Our nukes problem
by Rob Tiller
We live in a time of bad ideas. Not just a few bad ideas, but many, with major consequences, all around us. I used to think that the worst widely accepted and destructive ideas were mostly in the past, or at least had almost passed – the Inquisition, alchemy, witchcraft, fascism, Communism, anti-Communism, etc. I thought we had gradually gotten less likely to be swept up in a tide of confusion, fear, and hysteria. But I no longer think that.
As a passionate amateur of science, I’ve read a lot about the amazing power of the human brain, with its many billions of neurons and incredible complexity. And the human brain is a remarkable thing. But let’s not kid ourselves. All of us, including the very smartest, are full of biases, unfounded assumptions, and prejudices. Our powers of reasoning are frequently misdirected by logical fallacies and overwhelmed by our basic urges. We are prone to making poor decisions.
But this doesn’t come close to explaining our worst ideas. Here’s a major example: holding the entire world hostage to nuclear weapons. This week the NY Times reported that the U.S. would not declare a policy of no first use, meaning that it claims the prerogative to unleash the almost unimaginable force of our nuclear arsenal without being attacked first.
I seriously doubt that we (excepting Donald Trump) would do this intentionally. But nuclear mistakes can happen – they have happened before, with nearly disastrous consequences. See Command and Control, by Eric Schlosser. For now, it looks like we’ll continue to maintain our arsenal at the ready to obliterate entire populations, with a nuclear winter to follow that would destroy many or all of the rest of us. Thus we continue to face the risk each day that a computer glitch, mechanical malfunction, or human misjudgment could start a catastrophic chain reaction.

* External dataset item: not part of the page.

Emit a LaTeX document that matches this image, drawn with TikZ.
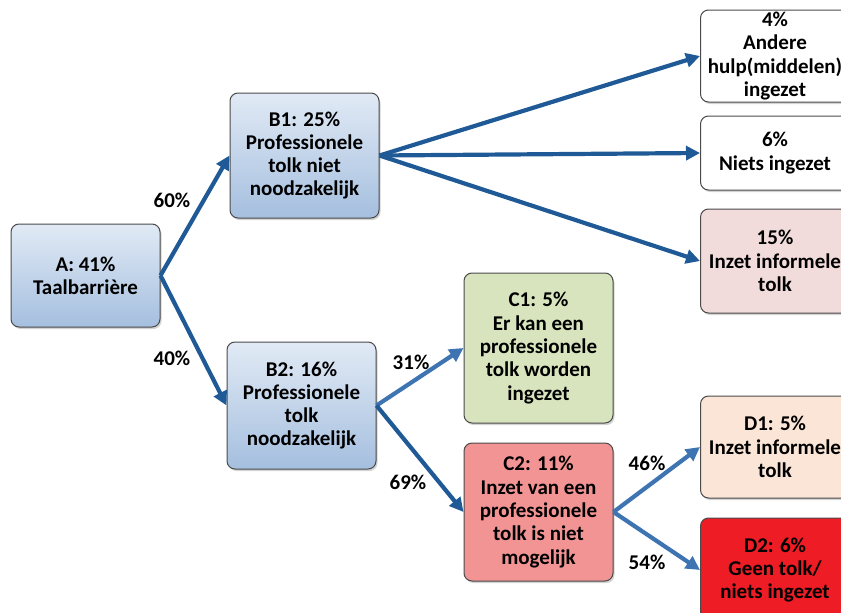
\documentclass[tikz,border=0pt]{standalone}
\usepackage{fontspec}
\setmainfont{Carlito}
\usepackage{tikz}
\usetikzlibrary{arrows.meta}
\usetikzlibrary{shadows}

\definecolor{boxline}{HTML}{4A4A4A}
\definecolor{blueTop}{HTML}{E1EAF5}
\definecolor{blueBot}{HTML}{A5BFDF}
\definecolor{greenbox}{HTML}{D7E4BD}
\definecolor{pinkbox}{HTML}{F29494}
\definecolor{rosebox}{HTML}{F2DCDB}
\definecolor{peachbox}{HTML}{FBE5D6}
\definecolor{redbox}{HTML}{EE1C24}
\definecolor{linkdark}{HTML}{1F5A96}
\definecolor{linklight}{HTML}{3F74B3}

\begin{document}
\begin{tikzpicture}[x=1pt, y=-1pt,
  >={Triangle[length=14pt, width=14pt]},
  box/.style={draw=boxline, line width=1pt, rounded corners=8pt, align=center,
    inner sep=0pt, minimum width=149pt,
    font=\fontsize{21}{23.3}\selectfont\bfseries,
    drop shadow={shadow xshift=1.5pt, shadow yshift=-2pt, opacity=0.35}},
  bluebox/.style={box, top color=blueTop, bottom color=blueBot},
  pct/.style={font=\fontsize{21}{23.3}\selectfont\bfseries},
  link/.style={->, line width=4.2pt, draw=linkdark},
  linkb/.style={->, line width=4.2pt, draw=linklight}]
\useasboundingbox (0,0) rectangle (841,613);

\node [bluebox, minimum height=103pt] (A) at (85.5,275.5) {A: 41\%\\Taalbarrière};
\node [bluebox, minimum height=125pt] (B1) at (304.5,155.5) {B1: 25\%\\Professionele\\tolk niet\\noodzakelijk};
\node [bluebox, minimum height=127pt] (B2) at (301.5,405.5) {B2: 16\%\\Professionele\\tolk\\noodzakelijk};
\node [box, fill=greenbox, minimum height=150pt] (C1) at (538.5,348) {C1: 5\%\\Er kan een\\professionele\\tolk worden\\ingezet};
\node [box, fill=pinkbox, minimum height=138pt] (C2) at (538.5,512) {C2: 11\%\\Inzet van een\\professionele\\tolk is niet\\mogelijk};
\node [box, fill=white, minimum height=92pt] (E1) at (775,56) {4\%\\Andere\\hulp(middelen)\\ingezet};
\node [box, fill=white, minimum height=74pt] (E2) at (775,153) {6\%\\Niets ingezet};
\node [box, fill=rosebox, minimum height=104pt] (E3) at (775,261) {15\%\\Inzet informele\\tolk};
\node [box, fill=peachbox, minimum height=102pt] (D1) at (775,447) {D1: 5\%\\Inzet informele\\tolk};
\node [box, fill=redbox, minimum height=104pt] (D2) at (775,570) {D2: 6\%\\Geen tolk/\\niets ingezet};

\node [pct] (p60) at (172,200) {60\%};
\node [pct] (p40) at (172,358) {40\%};
\node [pct] (p31) at (411,362) {31\%};
\node [pct] (p69) at (408,482) {69\%};
\node [pct] (p46) at (647,463) {46\%};
\node [pct] (p54) at (647,562) {54\%};

\draw [link] (A.east) -- (B1.west);
\draw [link] (A.east) -- (B2.west);
\draw [link] (B1.east) -- (E1.west);
\draw [link] (B1.east) -- (E2.west);
\draw [link] (B1.east) -- (E3.west);
\draw [linkb] (B2.east) -- (C1.west);
\draw [link] (B2.east) -- (C2.west);
\draw [linkb] (C2.east) -- (D1.west);
\draw [linkb] (C2.east) -- (D2.west);
\end{tikzpicture}
\end{document}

This is a dire situation. You might think that even if people were not so prone as they are to being easily panicked, they would still be terrified. Unlike many of low probability events we greatly and pointlessly fear (shark attacks, random terrorists, men in women’s restrooms ), this risk is truly existential. Yet amazingly we somehow mostly ignore it.
To some extent it has surfaced recently because of North Korea’s recent nuclear tests and missile tests. It is, of course, frightening to think that the bizarre dictator of that unfortunate country might target us or our friends with nuclear missiles, or use them to threaten and extort. And I hope we can find a way to stop the North Korean program.
But it’s hard to hold the moral high ground against the unlovely Kim Jong-Un, when our government, the only one ever to use nuclear weapons, continues to maintain on hair-trigger alert an arsenal big enough to destroy the planet and claim the right to wreak mass destruction at will. We ourselves pose an enormous threat, to the rest of the world and to ourselves.
I was surprised that President Obama decided not to embrace no first use , because he clearly understands the nuclear peril and has spoken passionately about reducing it. Perhaps he felt constrained by military leaders and the other stakeholders in the status quo, like the arms manufacturers and their politicians. At any rate, maintaining the nuclear hair-trigger that could so easily destroy the world is not acceptable. We’ve got to de-escalate.
For me, when I am shaken by the nuclear risk or other bad ideas, it is both calming and motivating to do some hiking and focus on the fragile beauty of the natural world. Nature is such a great artist of life. There are so many tiny, beautiful things flying, crawling, growing. May they live in peace. Let us work for life and peace.